The biggest bass Saturday was by far the biggest bass of the two-day tournament among the Louisiana Bass Cats.

Zach Suit boated the 6-pound, 13-ounce “hawg” while fishing with Jacob Shoopman.

It was his biggest bass ever in a tournament, Suit said, noting his hands shook as he extracted hooks from the fish.

“I think it was so exciting because it came right in the last minute. It was great. That’s the one we needed. We put it in there and culled out a smaller fish, probably a 4-pound upgrade,” he said.

The big bass smashed the bone-colored Zara Spook, a saltwater model, offered by Suit in a depth of less than 3 ½ feet around a grassy patch 30 minutes before the weigh-in at San Augustine Park. He cast the topwater far back in the back of the cove near the boat ramp, a spot Shoopman caught a 5-pound class bass Monday on a “You Know It”-colored Rover 98.

“We had just stopped. That was my first cast,” Suit said.

Suit, 24, a senior at ULL who works part-time as a sales associate at Academy Sports + Outdoors in Lafayette, sank both treble hooks into the fish’s mouth on the hookset. Suit took his tournament partner’s advice and steered it toward the driver’s side of the boat, away from a pile of fishing rods leaning over the boat.

Shoopman, 31-year-old merchandiser for Coca-Cola United Bottling Co., made his way to the back deck and slipped the net under it at exactly 4:29 p.m. after a fight of about 45 seconds. He said it seemed like an eternity.

“It felt like it. It felt like a long time but I know it wasn’t that long,” Suit said in agreement.

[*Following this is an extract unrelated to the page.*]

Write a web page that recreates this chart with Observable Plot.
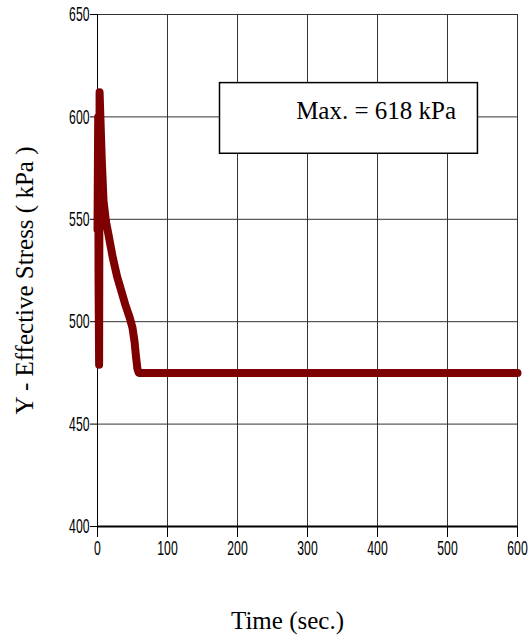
<!DOCTYPE html>
<html>
<head>
<meta charset="utf-8">
<script src="https://cdn.jsdelivr.net/npm/d3@7"></script>
<script src="https://cdn.jsdelivr.net/npm/@observablehq/plot@0.6"></script>
<style>
  html, body { margin: 0; padding: 0; background: white; }
  svg text.tick-num { font-size: 21px !important; }
</style>
</head>
<body>
<div id="chart"></div>
<script>
// ---- data ----
const time   = [0, 1, 1.5, 2.3, 3, 6, 8.6, 12, 16, 22, 28, 34, 40, 46, 50, 53, 55, 57, 59, 100, 200, 300, 400, 500, 600];
const stress = [545, 600, 520, 479, 612, 580, 559, 549, 542, 531, 522, 515, 508, 502, 497, 490, 483, 477, 475, 475, 475, 475, 475, 475, 475];
const xTicks = [0, 100, 200, 300, 400, 500, 600];
const yTicks = [400, 450, 500, 550, 600, 650];
const xTitle = "Time (sec.)";
const yTitle = "Y - Effective Stress ( kPa )";
const noteText = ["Max. = 618 kPa"];
const noteBox = [{x1: 175, x2: 543.5, y1: 582, y2: 616.5}];
const noteAt = [{x: 398, y: 603}];

const series = time.map((t, i) => ({t, s: stress[i]}));
const note = noteAt.map((p, i) => ({...p, label: noteText[i]}));

const serif = "'Liberation Serif', 'Times New Roman', Times, serif";

const chart = Plot.plot({
  width: 529,
  height: 638,
  marginLeft: 97,
  marginRight: 12,
  marginTop: 14,
  marginBottom: 112,
  style: {fontFamily: "'Liberation Sans', Arial, sans-serif", fontSize: "21px", color: "black", background: "white"},
  x: {domain: [0, 600], ticks: xTicks, tickSize: 11, tickPadding: 3, label: null, tickFormat: d => String(d)},
  y: {domain: [400, 650], ticks: yTicks, tickSize: 7, tickPadding: 1, label: null, tickFormat: d => String(d)},
  marks: [
    Plot.ruleX(xTicks, {stroke: "#333", strokeWidth: 1}),
    Plot.ruleY(yTicks, {stroke: "#333", strokeWidth: 1}),
    Plot.ruleX([0], {stroke: "black", strokeWidth: 1}),
    Plot.ruleY([400], {stroke: "black", strokeWidth: 2}),
    Plot.line(series, {x: "t", y: "s", stroke: "#7f0000", strokeWidth: 8, strokeLinejoin: "round"}),
    Plot.rect(noteBox, {x1: "x1", x2: "x2", y1: "y1", y2: "y2", fill: "white", stroke: "black", strokeWidth: 1.5}),
    Plot.text(note, {x: "x", y: "y", text: "label", fontFamily: serif, fontSize: 25, fill: "black"}),
    Plot.text([xTitle], {text: d => d, frameAnchor: "bottom", textAnchor: "middle", dx: -20, dy: 102, fontFamily: serif, fontSize: 25, fill: "black"}),
    Plot.text([yTitle], {text: d => d, frameAnchor: "left", textAnchor: "middle", rotate: -90, dx: -73, dy: 10, fontFamily: serif, fontSize: 25, fill: "black"})
  ]
});

// condensed tick labels
chart.querySelectorAll("text").forEach(t => {
  const s = t.textContent.trim();
  if (/^\d+$/.test(s)) {
    t.classList.add("tick-num");
    t.setAttribute("font-size", "21");
    t.style.setProperty("font-size", "21px", "important");
    t.setAttribute("textLength", s.length * 6.8);
    t.setAttribute("lengthAdjust", "spacingAndGlyphs");
  }
});
chart.querySelectorAll("g").forEach(g => {
  if (g.getAttribute("font-size") && /axis/.test(g.getAttribute("aria-label") || "")) g.setAttribute("font-size", "21");
});

document.getElementById("chart").appendChild(chart);
</script>
</body>
</html>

That lunker bass anchored their five-fish stringer that weighed 17 pounds, 8 ounces, good enough for the halfway lead.

The leaders couldn’t get the big bites Sunday but culled to a five-fish limit weighing 10 pounds, 12 ounces.

The Louisiana Bass Cats Classic, pitting the Top 15 in the AOY standings, will be held Nov. 11 at a site to be determined with a drawing Nov. 10.